- _Exercise objective_
Please write the listing below out again exactly, leaving every picture behind.

- _Supplied data_

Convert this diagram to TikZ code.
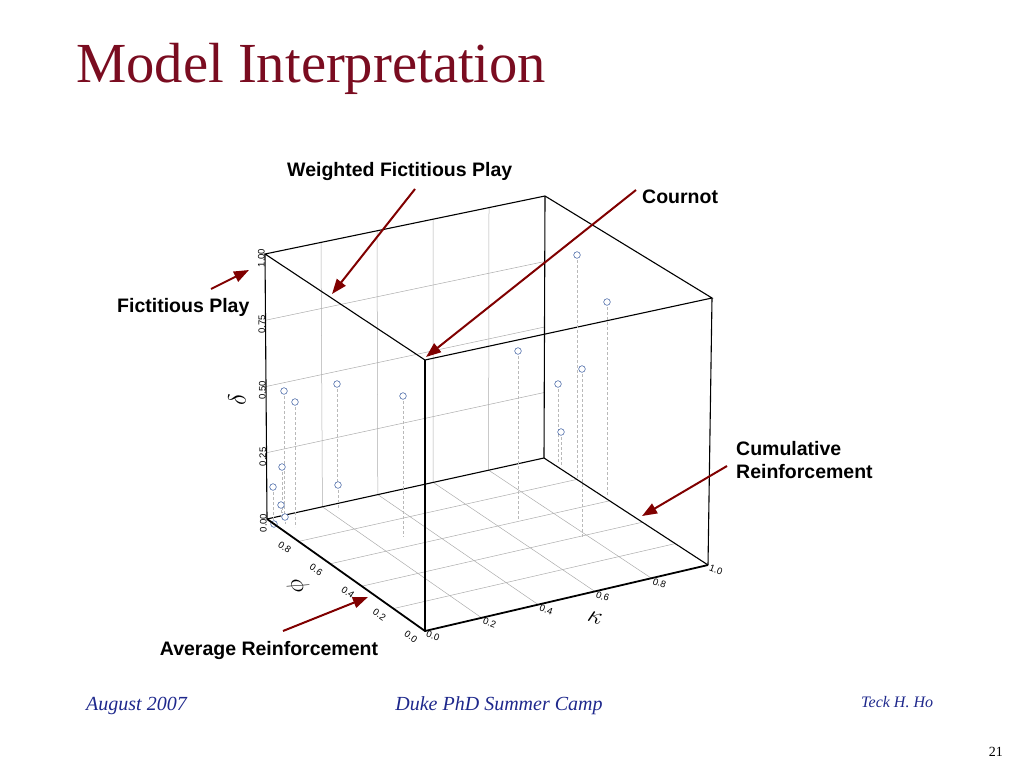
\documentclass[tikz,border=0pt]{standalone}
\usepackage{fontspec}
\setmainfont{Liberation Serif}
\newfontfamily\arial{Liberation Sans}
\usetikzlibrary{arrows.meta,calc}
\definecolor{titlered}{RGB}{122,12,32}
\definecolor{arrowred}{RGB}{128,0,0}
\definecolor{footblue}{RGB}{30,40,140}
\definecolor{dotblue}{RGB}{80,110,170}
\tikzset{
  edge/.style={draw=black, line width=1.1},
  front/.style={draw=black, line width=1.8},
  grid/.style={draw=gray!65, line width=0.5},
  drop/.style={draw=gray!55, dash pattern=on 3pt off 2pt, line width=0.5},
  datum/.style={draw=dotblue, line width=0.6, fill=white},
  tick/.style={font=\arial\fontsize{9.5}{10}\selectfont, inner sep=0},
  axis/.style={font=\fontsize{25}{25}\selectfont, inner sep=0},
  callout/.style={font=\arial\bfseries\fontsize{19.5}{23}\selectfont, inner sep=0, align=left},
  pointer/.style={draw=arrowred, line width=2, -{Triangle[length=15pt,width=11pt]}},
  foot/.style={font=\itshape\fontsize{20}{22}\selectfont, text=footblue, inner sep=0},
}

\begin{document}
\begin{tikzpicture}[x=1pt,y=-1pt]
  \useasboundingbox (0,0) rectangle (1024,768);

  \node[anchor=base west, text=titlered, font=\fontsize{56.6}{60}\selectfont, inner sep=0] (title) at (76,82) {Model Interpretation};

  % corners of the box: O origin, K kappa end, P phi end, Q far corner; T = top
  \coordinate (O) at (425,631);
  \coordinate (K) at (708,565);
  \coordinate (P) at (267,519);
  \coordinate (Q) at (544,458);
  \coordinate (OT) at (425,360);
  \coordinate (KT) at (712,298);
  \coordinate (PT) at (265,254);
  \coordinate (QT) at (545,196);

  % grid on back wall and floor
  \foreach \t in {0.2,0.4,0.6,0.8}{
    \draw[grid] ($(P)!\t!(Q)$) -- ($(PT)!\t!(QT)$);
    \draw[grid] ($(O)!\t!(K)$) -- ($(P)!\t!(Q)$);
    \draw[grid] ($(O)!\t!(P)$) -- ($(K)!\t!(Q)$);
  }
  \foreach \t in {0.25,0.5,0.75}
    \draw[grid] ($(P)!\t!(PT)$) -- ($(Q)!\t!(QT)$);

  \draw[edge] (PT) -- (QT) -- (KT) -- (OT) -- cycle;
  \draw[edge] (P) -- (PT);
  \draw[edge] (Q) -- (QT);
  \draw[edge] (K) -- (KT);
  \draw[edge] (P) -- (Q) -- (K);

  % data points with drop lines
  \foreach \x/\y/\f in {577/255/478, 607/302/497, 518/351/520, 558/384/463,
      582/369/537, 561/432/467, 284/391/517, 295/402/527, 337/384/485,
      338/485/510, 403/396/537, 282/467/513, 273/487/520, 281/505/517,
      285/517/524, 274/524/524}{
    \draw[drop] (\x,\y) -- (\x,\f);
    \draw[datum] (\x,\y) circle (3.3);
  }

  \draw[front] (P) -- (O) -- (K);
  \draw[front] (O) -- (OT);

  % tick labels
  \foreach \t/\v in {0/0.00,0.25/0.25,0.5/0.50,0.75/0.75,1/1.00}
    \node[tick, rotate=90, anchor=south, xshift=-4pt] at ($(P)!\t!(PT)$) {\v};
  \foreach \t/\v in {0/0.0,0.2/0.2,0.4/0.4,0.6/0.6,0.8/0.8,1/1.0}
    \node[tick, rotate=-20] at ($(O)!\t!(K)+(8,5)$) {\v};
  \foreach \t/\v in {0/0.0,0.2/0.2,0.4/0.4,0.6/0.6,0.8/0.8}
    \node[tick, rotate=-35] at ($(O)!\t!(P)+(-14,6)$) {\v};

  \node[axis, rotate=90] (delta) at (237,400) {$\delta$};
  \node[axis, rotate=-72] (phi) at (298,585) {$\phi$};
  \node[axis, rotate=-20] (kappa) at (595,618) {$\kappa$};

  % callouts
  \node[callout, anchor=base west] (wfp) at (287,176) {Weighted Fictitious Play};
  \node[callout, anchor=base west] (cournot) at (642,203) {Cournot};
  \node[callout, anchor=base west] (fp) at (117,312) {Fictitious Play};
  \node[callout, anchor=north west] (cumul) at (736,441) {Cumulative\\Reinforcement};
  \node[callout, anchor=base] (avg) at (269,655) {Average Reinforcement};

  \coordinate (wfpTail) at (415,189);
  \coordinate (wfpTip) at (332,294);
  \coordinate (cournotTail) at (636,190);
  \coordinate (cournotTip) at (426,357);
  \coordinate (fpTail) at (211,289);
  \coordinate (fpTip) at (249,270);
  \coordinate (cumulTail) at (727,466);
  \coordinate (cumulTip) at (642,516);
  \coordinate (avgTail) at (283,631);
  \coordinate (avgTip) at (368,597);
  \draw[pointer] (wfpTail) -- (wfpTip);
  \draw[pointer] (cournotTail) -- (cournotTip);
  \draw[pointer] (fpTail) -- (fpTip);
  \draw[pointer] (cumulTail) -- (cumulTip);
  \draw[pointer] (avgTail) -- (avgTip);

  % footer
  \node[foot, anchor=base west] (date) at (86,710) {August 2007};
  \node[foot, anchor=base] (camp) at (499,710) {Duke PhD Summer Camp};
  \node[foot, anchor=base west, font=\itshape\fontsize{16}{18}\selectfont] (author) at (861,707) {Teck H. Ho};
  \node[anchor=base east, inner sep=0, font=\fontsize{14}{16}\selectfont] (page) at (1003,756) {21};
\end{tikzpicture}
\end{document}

- _Complete answer_
Convert this diagram to TikZ code.
\documentclass[tikz,border=0pt]{standalone}
\usepackage{fontspec}
\setmainfont{Liberation Serif}
\newfontfamily\arial{Liberation Sans}
\usetikzlibrary{arrows.meta,calc}
\definecolor{titlered}{RGB}{122,12,32}
\definecolor{arrowred}{RGB}{128,0,0}
\definecolor{footblue}{RGB}{30,40,140}
\definecolor{dotblue}{RGB}{80,110,170}
\tikzset{
  edge/.style={draw=black, line width=1.1},
  front/.style={draw=black, line width=1.8},
  grid/.style={draw=gray!65, line width=0.5},
  drop/.style={draw=gray!55, dash pattern=on 3pt off 2pt, line width=0.5},
  datum/.style={draw=dotblue, line width=0.6, fill=white},
  tick/.style={font=\arial\fontsize{9.5}{10}\selectfont, inner sep=0},
  axis/.style={font=\fontsize{25}{25}\selectfont, inner sep=0},
  callout/.style={font=\arial\bfseries\fontsize{19.5}{23}\selectfont, inner sep=0, align=left},
  pointer/.style={draw=arrowred, line width=2, -{Triangle[length=15pt,width=11pt]}},
  foot/.style={font=\itshape\fontsize{20}{22}\selectfont, text=footblue, inner sep=0},
}

\begin{document}
\begin{tikzpicture}[x=1pt,y=-1pt]
  \useasboundingbox (0,0) rectangle (1024,768);

  \node[anchor=base west, text=titlered, font=\fontsize{56.6}{60}\selectfont, inner sep=0] (title) at (76,82) {Model Interpretation};

  % corners of the box: O origin, K kappa end, P phi end, Q far corner; T = top
  \coordinate (O) at (425,631);
  \coordinate (K) at (708,565);
  \coordinate (P) at (267,519);
  \coordinate (Q) at (544,458);
  \coordinate (OT) at (425,360);
  \coordinate (KT) at (712,298);
  \coordinate (PT) at (265,254);
  \coordinate (QT) at (545,196);

  % grid on back wall and floor
  \foreach \t in {0.2,0.4,0.6,0.8}{
    \draw[grid] ($(P)!\t!(Q)$) -- ($(PT)!\t!(QT)$);
    \draw[grid] ($(O)!\t!(K)$) -- ($(P)!\t!(Q)$);
    \draw[grid] ($(O)!\t!(P)$) -- ($(K)!\t!(Q)$);
  }
  \foreach \t in {0.25,0.5,0.75}
    \draw[grid] ($(P)!\t!(PT)$) -- ($(Q)!\t!(QT)$);

  \draw[edge] (PT) -- (QT) -- (KT) -- (OT) -- cycle;
  \draw[edge] (P) -- (PT);
  \draw[edge] (Q) -- (QT);
  \draw[edge] (K) -- (KT);
  \draw[edge] (P) -- (Q) -- (K);

  % data points with drop lines
  \foreach \x/\y/\f in {577/255/478, 607/302/497, 518/351/520, 558/384/463,
      582/369/537, 561/432/467, 284/391/517, 295/402/527, 337/384/485,
      338/485/510, 403/396/537, 282/467/513, 273/487/520, 281/505/517,
      285/517/524, 274/524/524}{
    \draw[drop] (\x,\y) -- (\x,\f);
    \draw[datum] (\x,\y) circle (3.3);
  }

  \draw[front] (P) -- (O) -- (K);
  \draw[front] (O) -- (OT);

  % tick labels
  \foreach \t/\v in {0/0.00,0.25/0.25,0.5/0.50,0.75/0.75,1/1.00}
    \node[tick, rotate=90, anchor=south, xshift=-4pt] at ($(P)!\t!(PT)$) {\v};
  \foreach \t/\v in {0/0.0,0.2/0.2,0.4/0.4,0.6/0.6,0.8/0.8,1/1.0}
    \node[tick, rotate=-20] at ($(O)!\t!(K)+(8,5)$) {\v};
  \foreach \t/\v in {0/0.0,0.2/0.2,0.4/0.4,0.6/0.6,0.8/0.8}
    \node[tick, rotate=-35] at ($(O)!\t!(P)+(-14,6)$) {\v};

  \node[axis, rotate=90] (delta) at (237,400) {$\delta$};
  \node[axis, rotate=-72] (phi) at (298,585) {$\phi$};
  \node[axis, rotate=-20] (kappa) at (595,618) {$\kappa$};

  % callouts
  \node[callout, anchor=base west] (wfp) at (287,176) {Weighted Fictitious Play};
  \node[callout, anchor=base west] (cournot) at (642,203) {Cournot};
  \node[callout, anchor=base west] (fp) at (117,312) {Fictitious Play};
  \node[callout, anchor=north west] (cumul) at (736,441) {Cumulative\\Reinforcement};
  \node[callout, anchor=base] (avg) at (269,655) {Average Reinforcement};

  \coordinate (wfpTail) at (415,189);
  \coordinate (wfpTip) at (332,294);
  \coordinate (cournotTail) at (636,190);
  \coordinate (cournotTip) at (426,357);
  \coordinate (fpTail) at (211,289);
  \coordinate (fpTip) at (249,270);
  \coordinate (cumulTail) at (727,466);
  \coordinate (cumulTip) at (642,516);
  \coordinate (avgTail) at (283,631);
  \coordinate (avgTip) at (368,597);
  \draw[pointer] (wfpTail) -- (wfpTip);
  \draw[pointer] (cournotTail) -- (cournotTip);
  \draw[pointer] (fpTail) -- (fpTip);
  \draw[pointer] (cumulTail) -- (cumulTip);
  \draw[pointer] (avgTail) -- (avgTip);

  % footer
  \node[foot, anchor=base west] (date) at (86,710) {August 2007};
  \node[foot, anchor=base] (camp) at (499,710) {Duke PhD Summer Camp};
  \node[foot, anchor=base west, font=\itshape\fontsize{16}{18}\selectfont] (author) at (861,707) {Teck H. Ho};
  \node[anchor=base east, inner sep=0, font=\fontsize{14}{16}\selectfont] (page) at (1003,756) {21};
\end{tikzpicture}
\end{document}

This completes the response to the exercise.